The left foot is now pressed backward against the right foot, and with both feet extended, toes down, a nail is driven through the arch of each, leaving the knees moderately flexed. The Victim is now crucified. As He slowly sags down with more weight on the nails in the wrists excruciating pain shoots along the fingers and up the arms to explode in the brain — the nails in the wrists are putting pressure on the median nerves. As He pushes Himself upward to avoid this stretching torment, He places His full weight on the nail through His feet. Again there is the searing agony of the nail tearing through the nerves between the metatarsal bones of the feet.
At this point, as the arms fatigue, great waves of cramps sweep over the muscles, knotting them in deep, relentless, throbbing pain. With these cramps comes the inability to push Himself upward. Hanging by his arms, the pectoral muscles are paralyzed and the intercostal muscles are unable to act.
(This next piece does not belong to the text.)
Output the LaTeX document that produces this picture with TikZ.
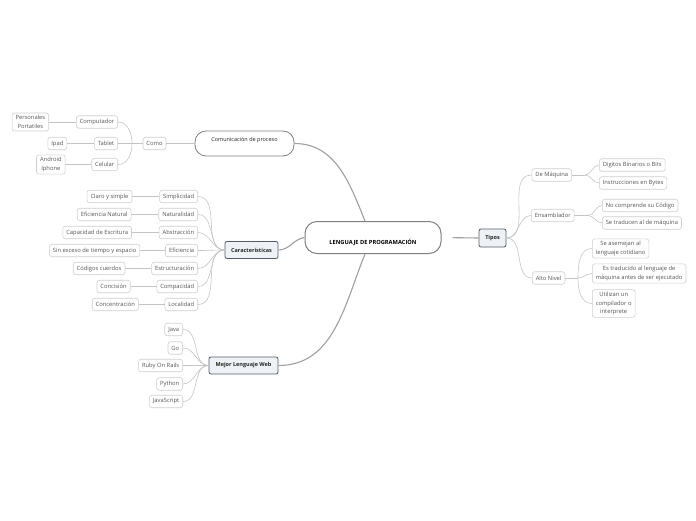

Air can be drawn into the lungs, but cannot be exhaled. Jesus fights to raise Himself in order to get even one short breath. Finally, carbon dioxide builds up in the lungs and in the blood stream and the cramps partially subside. Spasmodically, he is able to push Himself upward to exhale and bring in the life-giving oxygen.
Hours of limitless pain, cycles of twisting, joint-rending cramps, intermittent partial asphyxiation, searing pain where tissue is torn from His lacerated back as He moves up and down against the rough timber. Then another agony begins…A terrible crushing pain deep in the chest as the pericardium slowly fills with serum and begins to compress the heart.
It is now almost over. The loss of tissue fluids has reached a critical level; the compressed heart is struggling to pump heavy, thick, sluggish blood into the tissue; the tortured lungs are making a frantic effort to gasp in small gulps of air. The markedly dehydrated tissues send their flood of stimuli to the brain.
Finally, Jesus cries, “Father! Into thy hands I commit my spirit.”
The common method of ending a crucifixion was by crurifracture, the breaking of the bones of the legs. This prevented the victim from pushing himself upward; thus the tension could not be relieved from the muscles of the chest and rapid suffocation occurred. The legs of the two thieves were broken, but when the soldiers came to Jesus they saw that this was unnecessary.
Apparently to make doubly sure of death, the legionnaire drove his lance through the fifth interspace between the ribs, upward through the pericardium and into the heart, “And immediately there came out blood and water.” That is, there was an escape of water fluid from the sac surrounding the heart, giving postmortem evidence that Jesus died not the usual crucifixion death by suffocation, but of heart failure due to shock and constriction of the heart by fluid in the pericardium.
Even if Jesus did not die from crucifixion and “giving up His spirit”, he would have been dead after His side being pierced.